Tapi pendapat Imam Atha’ akhirnya menemukan tempat dan waktu yang tepat. Kapan itu? Pada tahun 1990-an. Ketika jumlah jama’ah haji berlipat & jamarat kian padat; bahaya yang timbul dari berkumpulnya jutaan manusia mencari waktu afdhal setelah dhuhr memaksa para ‘ulama membahas ulang hal ini. “Alhamdulillah”, simpul Lajnah Daimah lil Buhuts wal Ifta’, lembaga fatwa Kerajaan Saudi Arabia, “Ada pendapat Imam Atha’ ibn Abi Rabah.” Dengannya, jadwal dapat disusun sejak pagi agar desak-desakan dapat diminimalisasi.
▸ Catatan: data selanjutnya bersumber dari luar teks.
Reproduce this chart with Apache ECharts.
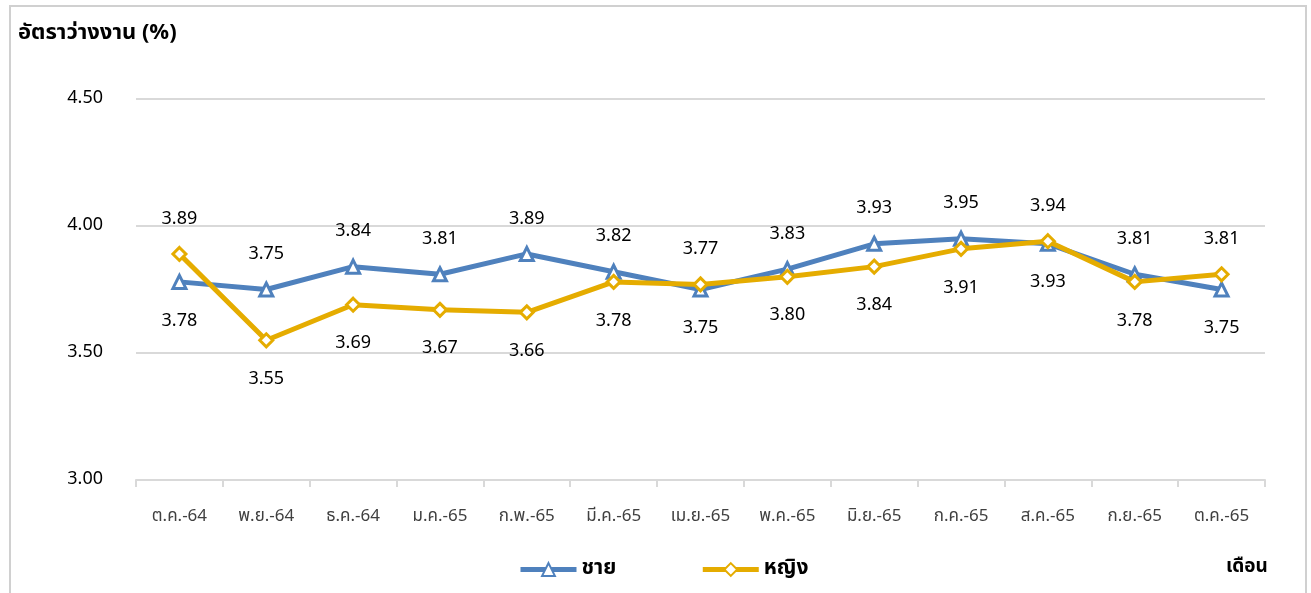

Syari’at dan Fiqih menjaga jiwa manusia.
Yang ganjil selama berabad-abad, menjadi jalan keluar di suatu masa.
Fiqih artinya pemahaman. Maka ia adalah pertemuan antara teks syari’at dengan kondisi manusia yang diijtihadkan para Fuqaha’. “Perbedaan dalam fiqh nyaris niscaya”, kata Dr. Yusuf Al Qaradhawi, “Sebab sifat bahasa Arab yang lafazhnya musytarak, perbedaan tingkat keilmuan para ‘ulama, hingga perbedaan tempat & zaman di mana mereka hidup.”
“Fiqh”, ujar Al ‘Allamah Wahbah Az Zuhaily, “Adalah khazanah (perbendaharaan) & tsarwah (kekayaan)”. Imam Muhammad ibn Husain Asy Syafi’i, Mufti Damaskus pada masanya menulis sebuah risalah berjudul ‘Rahmatun lil Ummah fi Ikhtilafil Aimmah’. Ada rahmat, yakni kemudahan, pilihan, & keluasan bagi ummat dalam berbeda pendapatnya para Imam yang berdasar ilmu. Ini tentu tak seperti sengketa awwam yang yang tak berdasar ilmu namun hawa nafsu, yang diikuti ta’ashub dan tak sudi mendengar, yang diisi bertengkar dan enggan belajar.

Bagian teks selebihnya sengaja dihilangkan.